Austrian Alps

we left Vienna in the afternoon and took the N1 – the national road to the west instead of using the highway. Passing St. Pölten and Melk, we finally stopped at Ybbs at the Danube. Caravans can stay for the night at a parking directly at the river and close to the center (48.181162, 15.081862).

Nice night view at the Danube river

During the Roman Empire, Ybbs was one of the settlements along the Limes. At this time, a group of Egyptians lived here and built a temple dedicated to the goddess Isis. Isis lives on in the name Ybbs. A river from the mountains in the south, also called Ybbs, flows into the Danube here and made this spot a good location for trade, which led to a wealthy town. Nowadays, Ybbs is also known for the power plant at the Danube, which can be visited.

Turbine of the Ybbs Persenbeug power plant

Walking through the center, we found many historic buildings, old entrances at the city wall and finally a wine bar ;-).

The next morning, we took the bikes and cycled up the river on its right bank, which is very beautiful. We nearly reach Grein on the other side before we turn around.

Grein at the Danube

Leaving Ybbs, we followed the N1 again until we reached the province of Salzburg. We stopped at the Wallersee and went for a walk, after the long drive but decided to continue a little further to Golling, where we stayed for the night at the caravan parking next to the Aqua Salza Thermal Spa. Sadly, we were too tired to go to the spa.

The next day we had only a couple of kilometres to the Salzachöfen – a gorge of the river Salzach.

Entrance to the gorge

It’s a short walk down and you are between the steep rocks and close to the roaring river, very impressive!

looking into the gorge
The water washed its way into the stone for millions of years

After visiting this impressive gorge, we drove up into the mountains and past the Wilder Kaiser -„wild or fierce emperor“ – a limestone mountain range in the northern alps with impressive views.

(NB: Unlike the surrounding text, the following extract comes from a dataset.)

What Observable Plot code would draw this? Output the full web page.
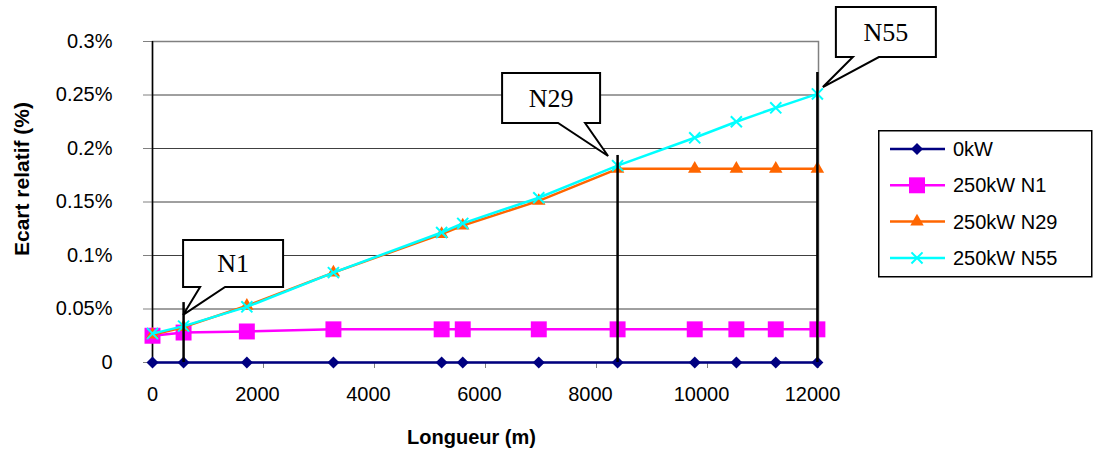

In the evening, we reached Kramsach and the Reintaler Lake where we stayed at the Seehof Camping for some days.

The first day we visited the Tyrolean Museum Village next to the camping. The buildings which were brought there, are very old and it was very interesting to see how people lived in the past.

Soldier watching the entrance of a Tyrolean farm house of the 17th century

While Edi had to go to a meeting not far from here, Cordy had to spend her days at this beautiful lake (which has also a FKK area – which means a nudist beach)

Lake Reinthal near Kramsach

Cordy went for a tour with the bike and hiked to a nearby lake in the mountains – Berglsteinersee.

Berglsteiner Lake

When Edi was back, we hiked through the Tiefenbachklamm, another gorge nearby.


From the entrance, you follow the river for 1,5 hours until the valley widens again and you reach a mountain hut.

Finally the hut

The speciality there is Prügeltorte –  a sweet dish you should try – sorry we forgot to take a picture 🙁

After a stop at the supermarket, we drove up to the Achensee where we stayed at Camping Wimmer directly at the lake. There is a route along the lake to hike or cycle. We explored our surrounding and cycled to Pertisau with big hotels along the lake. We stopped at Hotel zur Post and enjoyed a drink directly at the lake.

View over Achensee and Pertisau

The next morning, a thunderstorm passed, but afterwards we hiked up to the Dalfaz Alm. (Alm = pastures and hut in the mountains where you might get drinks, food and accommodation.)
The route starts just opposite the Camping and goes more or less straight up the mountain, very steep and very strenuous!

1st stop at the waterfall

We came past a beautiful waterfall which distracted us only a short moment from the strenuous climb up. It took us 2 hours to reach the Alm, but the view over the lake and the surrounding mountains was worth the climb.

Nice views while hiking up to Dalfaz Alm

Alpine Chough

Dalfaz Alm

On the way down, it got cloudy again and we heard thunder in the distance, but managed to change into swimsuits and jump into the lake for a refreshing swim before the rain started.

The next morning we took the bikes to explore the lake to the north before we left the camping and drove down to the Inn valley and the Tratzberg Castle.

Tratzberg Castle, owned by the Fugger in 14th century
Original indulgence letter of the catholic church

The weather wasn’t so bad, so we drove up the Zillertal and over the Gerlos pass until we saw the Krimmler waterfall. It was too late for a visit, so we continued to our stop for the night – a beautiful caravan parking on a mountain with great views and a good restaurant: Gasthof Friedburg.

At the Gerlos pass road
Krimmler waterfalls
at Gasthof Friedburg, a nice location for ham radio communication
(the antenna is already mounted)

The next morning, Edi used this great spot for radio communication while Cordy climbed up to the remains of the castle on top of this mountain.